The physical limitations of silicon have long been a concern for innovators creating groundbreaking IP for next-generation electronic devices. Many innovators and early adopters that I speak to have predicted that 2008 will be the year that organic (or polymer) electronics really takes off, so it’s crucial that the industry prepares right now.

Advances in organic electronics (based on semiconducting polymers) have already seen several firms secure pilot line production contracts in 2007 to produce the first devices for eventual sale. Polymer electronics’ inherent low production cost, portability, aesthetics, and ultimately the capacity for formable logic and storage circuits, ensures cheaper devices in many applications, particularly in the mobile device market.

FLEXIBILITY

The sheer flexibility of polymer electronics can and will ultimately change the market. Semiconducting polymers lend themselves to the fabrication of flexible displays, a market that electronics industry analysis firm EMSNow predicts will reach a value of around $60 million by the year 2013.
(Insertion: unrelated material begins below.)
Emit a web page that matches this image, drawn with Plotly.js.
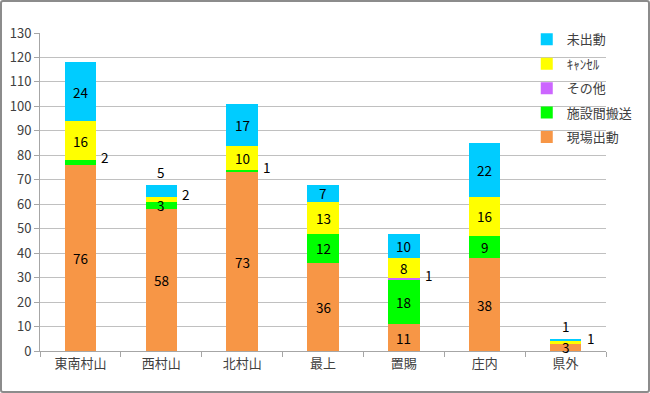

Meanwhile, rollable display technology uses many of the same components and characteristics of flexible displays, but requires a far greater degree of curvature and resilience than is typically needed for a flexible display. The development of prototype rollable displays for mobile devices has led to the signing of commercial deals to produce the first range of product applications in the race to retailers’ shelves. These rollable displays (some able to challenge the circumference of a pencil when completely rolled) have enabled the future production of integrated screens for mobile devices that are physically quite a bit larger than the device itself.

NON-EMISSIVE TECHNOLOGY

Displays of this nature require an appropriate front plane and back plane to gain this high flexibility. So far, developments are heavily dominated by nonemissive technology (i.e., light is reflected or absorbed as opposed to emitted), with the prime incentive being its low energy consumption.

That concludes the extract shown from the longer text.